| Exercise requirements |
Reproduce word for word the lines from the beginning of the entries to the line with "const pad = arr", both included, but none of the pictures.

| Records with drawing code |
* * * * *

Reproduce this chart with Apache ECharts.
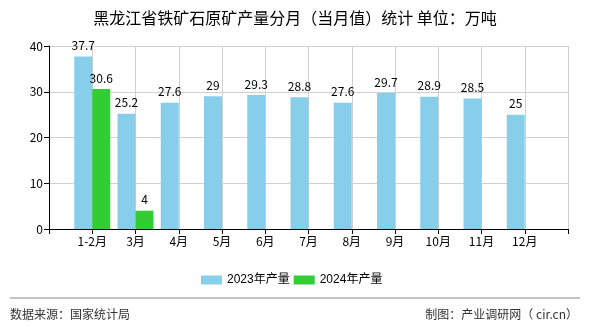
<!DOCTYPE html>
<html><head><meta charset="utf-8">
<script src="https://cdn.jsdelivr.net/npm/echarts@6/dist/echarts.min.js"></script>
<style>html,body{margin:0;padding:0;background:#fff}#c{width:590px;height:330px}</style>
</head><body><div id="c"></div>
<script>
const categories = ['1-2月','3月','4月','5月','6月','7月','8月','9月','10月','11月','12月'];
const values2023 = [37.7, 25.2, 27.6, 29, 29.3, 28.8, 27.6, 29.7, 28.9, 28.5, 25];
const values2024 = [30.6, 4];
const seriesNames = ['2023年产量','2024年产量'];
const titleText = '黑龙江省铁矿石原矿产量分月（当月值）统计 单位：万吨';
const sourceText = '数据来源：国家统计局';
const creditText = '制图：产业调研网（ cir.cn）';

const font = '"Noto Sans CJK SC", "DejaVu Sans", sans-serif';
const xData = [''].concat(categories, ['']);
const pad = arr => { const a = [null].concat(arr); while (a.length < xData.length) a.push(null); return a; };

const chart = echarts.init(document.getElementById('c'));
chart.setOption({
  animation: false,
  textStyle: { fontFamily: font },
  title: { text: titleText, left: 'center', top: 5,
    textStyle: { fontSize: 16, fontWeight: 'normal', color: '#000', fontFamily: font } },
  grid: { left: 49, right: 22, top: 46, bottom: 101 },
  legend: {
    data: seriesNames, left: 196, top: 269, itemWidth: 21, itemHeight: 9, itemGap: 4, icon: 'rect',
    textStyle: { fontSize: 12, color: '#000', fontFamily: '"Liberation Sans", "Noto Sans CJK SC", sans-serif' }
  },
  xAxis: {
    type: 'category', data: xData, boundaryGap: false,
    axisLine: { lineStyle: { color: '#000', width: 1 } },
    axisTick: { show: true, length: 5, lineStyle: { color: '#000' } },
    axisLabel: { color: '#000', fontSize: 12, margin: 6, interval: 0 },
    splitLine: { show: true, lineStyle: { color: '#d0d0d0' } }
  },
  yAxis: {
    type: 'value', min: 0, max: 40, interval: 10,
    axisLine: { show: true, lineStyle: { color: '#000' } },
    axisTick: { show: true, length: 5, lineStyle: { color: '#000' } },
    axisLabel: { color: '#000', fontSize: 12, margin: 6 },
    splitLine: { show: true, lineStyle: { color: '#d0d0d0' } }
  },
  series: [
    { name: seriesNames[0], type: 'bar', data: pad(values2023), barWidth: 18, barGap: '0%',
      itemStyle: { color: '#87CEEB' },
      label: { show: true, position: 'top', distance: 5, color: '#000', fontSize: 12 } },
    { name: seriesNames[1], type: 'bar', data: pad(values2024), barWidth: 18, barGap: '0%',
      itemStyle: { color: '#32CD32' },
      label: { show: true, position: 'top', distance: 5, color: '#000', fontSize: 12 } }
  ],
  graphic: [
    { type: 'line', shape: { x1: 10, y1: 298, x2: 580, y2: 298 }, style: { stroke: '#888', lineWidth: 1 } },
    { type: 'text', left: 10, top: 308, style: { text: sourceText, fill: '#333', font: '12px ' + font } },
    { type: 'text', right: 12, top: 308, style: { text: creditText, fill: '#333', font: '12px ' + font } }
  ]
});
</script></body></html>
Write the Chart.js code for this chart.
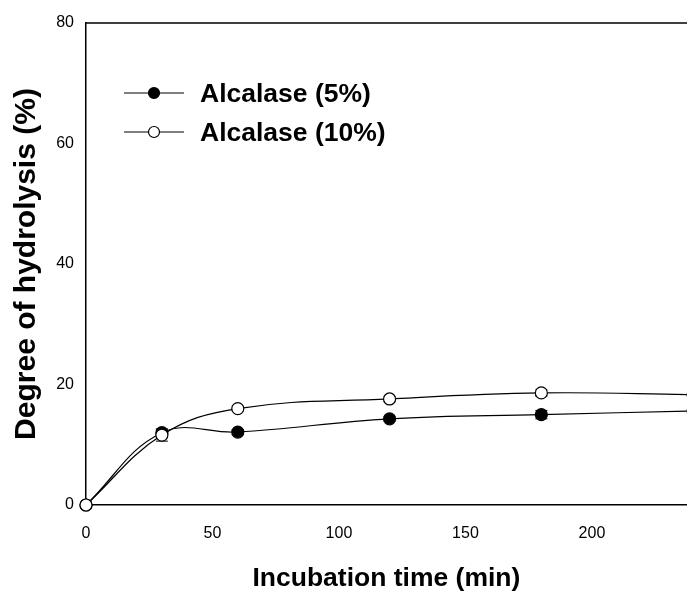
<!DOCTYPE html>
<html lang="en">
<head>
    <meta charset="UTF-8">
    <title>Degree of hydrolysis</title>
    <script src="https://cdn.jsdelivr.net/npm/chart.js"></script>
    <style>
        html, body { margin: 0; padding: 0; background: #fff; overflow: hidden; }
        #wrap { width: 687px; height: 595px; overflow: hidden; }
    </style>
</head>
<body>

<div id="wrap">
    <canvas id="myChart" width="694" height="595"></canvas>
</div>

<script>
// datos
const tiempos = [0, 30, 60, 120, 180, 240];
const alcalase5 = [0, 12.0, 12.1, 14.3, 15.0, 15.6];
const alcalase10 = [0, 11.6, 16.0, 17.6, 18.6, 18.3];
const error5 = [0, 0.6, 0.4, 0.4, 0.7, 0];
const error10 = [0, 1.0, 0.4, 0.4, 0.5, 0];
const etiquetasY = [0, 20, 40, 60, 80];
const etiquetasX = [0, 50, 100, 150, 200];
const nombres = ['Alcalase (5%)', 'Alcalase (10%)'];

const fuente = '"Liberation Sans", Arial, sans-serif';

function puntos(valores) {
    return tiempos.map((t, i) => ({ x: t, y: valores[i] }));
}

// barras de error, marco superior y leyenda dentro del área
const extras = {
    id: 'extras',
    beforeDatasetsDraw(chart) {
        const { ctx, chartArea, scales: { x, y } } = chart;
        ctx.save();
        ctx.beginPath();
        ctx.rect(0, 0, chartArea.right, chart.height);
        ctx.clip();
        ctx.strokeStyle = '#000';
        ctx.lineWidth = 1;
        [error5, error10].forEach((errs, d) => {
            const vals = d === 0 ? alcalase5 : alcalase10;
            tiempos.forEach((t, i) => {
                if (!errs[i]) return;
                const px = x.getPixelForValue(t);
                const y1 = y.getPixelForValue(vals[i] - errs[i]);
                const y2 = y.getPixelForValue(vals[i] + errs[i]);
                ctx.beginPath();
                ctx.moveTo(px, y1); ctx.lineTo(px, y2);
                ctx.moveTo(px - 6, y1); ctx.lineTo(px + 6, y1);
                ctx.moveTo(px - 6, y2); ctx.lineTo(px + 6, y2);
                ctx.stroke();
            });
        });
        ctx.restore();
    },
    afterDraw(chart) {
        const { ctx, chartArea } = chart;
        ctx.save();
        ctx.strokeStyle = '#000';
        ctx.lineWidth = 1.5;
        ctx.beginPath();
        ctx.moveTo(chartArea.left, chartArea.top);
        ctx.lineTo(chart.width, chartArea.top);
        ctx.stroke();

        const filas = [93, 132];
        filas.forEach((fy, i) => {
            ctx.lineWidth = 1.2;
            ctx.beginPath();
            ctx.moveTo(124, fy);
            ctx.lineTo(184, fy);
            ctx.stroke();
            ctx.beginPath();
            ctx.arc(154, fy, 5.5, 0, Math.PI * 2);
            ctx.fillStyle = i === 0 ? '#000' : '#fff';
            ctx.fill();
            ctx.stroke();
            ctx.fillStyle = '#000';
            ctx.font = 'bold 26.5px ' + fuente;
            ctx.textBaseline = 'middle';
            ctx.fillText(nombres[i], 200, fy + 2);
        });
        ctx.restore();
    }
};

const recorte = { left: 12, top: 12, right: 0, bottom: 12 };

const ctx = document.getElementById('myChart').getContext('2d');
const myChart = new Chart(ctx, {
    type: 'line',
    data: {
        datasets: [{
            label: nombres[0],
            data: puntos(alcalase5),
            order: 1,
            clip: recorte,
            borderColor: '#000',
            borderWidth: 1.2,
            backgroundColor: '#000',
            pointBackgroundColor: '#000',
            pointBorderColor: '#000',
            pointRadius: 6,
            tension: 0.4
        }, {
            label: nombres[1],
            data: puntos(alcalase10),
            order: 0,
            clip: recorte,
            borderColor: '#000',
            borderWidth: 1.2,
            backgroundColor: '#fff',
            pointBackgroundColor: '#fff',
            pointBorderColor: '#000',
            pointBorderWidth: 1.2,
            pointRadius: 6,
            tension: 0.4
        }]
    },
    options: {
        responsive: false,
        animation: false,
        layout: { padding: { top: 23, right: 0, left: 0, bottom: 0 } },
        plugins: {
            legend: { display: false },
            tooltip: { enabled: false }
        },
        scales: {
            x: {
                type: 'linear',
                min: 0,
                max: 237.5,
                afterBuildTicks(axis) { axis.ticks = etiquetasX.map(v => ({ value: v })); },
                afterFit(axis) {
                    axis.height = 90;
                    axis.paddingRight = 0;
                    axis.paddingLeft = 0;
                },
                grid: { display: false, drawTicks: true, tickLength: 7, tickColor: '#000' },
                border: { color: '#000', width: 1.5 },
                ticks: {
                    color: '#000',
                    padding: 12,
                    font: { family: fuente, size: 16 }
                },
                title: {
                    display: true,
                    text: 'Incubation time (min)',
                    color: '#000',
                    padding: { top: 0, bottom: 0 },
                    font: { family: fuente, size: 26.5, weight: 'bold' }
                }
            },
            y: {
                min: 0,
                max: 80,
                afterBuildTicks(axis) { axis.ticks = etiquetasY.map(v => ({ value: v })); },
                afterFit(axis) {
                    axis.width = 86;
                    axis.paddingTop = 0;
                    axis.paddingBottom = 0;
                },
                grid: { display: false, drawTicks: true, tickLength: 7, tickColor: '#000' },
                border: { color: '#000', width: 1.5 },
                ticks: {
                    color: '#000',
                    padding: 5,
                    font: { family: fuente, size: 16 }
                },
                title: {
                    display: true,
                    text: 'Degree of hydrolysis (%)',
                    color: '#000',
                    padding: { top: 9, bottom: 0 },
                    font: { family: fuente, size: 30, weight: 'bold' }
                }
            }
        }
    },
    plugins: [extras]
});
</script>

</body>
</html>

* * * * *

| Written response |
Reproduce this chart with Apache ECharts.
<!DOCTYPE html>
<html><head><meta charset="utf-8">
<script src="https://cdn.jsdelivr.net/npm/echarts@6/dist/echarts.min.js"></script>
<style>html,body{margin:0;padding:0;background:#fff}#c{width:590px;height:330px}</style>
</head><body><div id="c"></div>
<script>
const categories = ['1-2月','3月','4月','5月','6月','7月','8月','9月','10月','11月','12月'];
const values2023 = [37.7, 25.2, 27.6, 29, 29.3, 28.8, 27.6, 29.7, 28.9, 28.5, 25];
const values2024 = [30.6, 4];
const seriesNames = ['2023年产量','2024年产量'];
const titleText = '黑龙江省铁矿石原矿产量分月（当月值）统计 单位：万吨';
const sourceText = '数据来源：国家统计局';
const creditText = '制图：产业调研网（ cir.cn）';

const font = '"Noto Sans CJK SC", "DejaVu Sans", sans-serif';
const xData = [''].concat(categories, ['']);
const pad = arr => { const a = [null].concat(arr); while (a.length < xData.length) a.push(null); return a; };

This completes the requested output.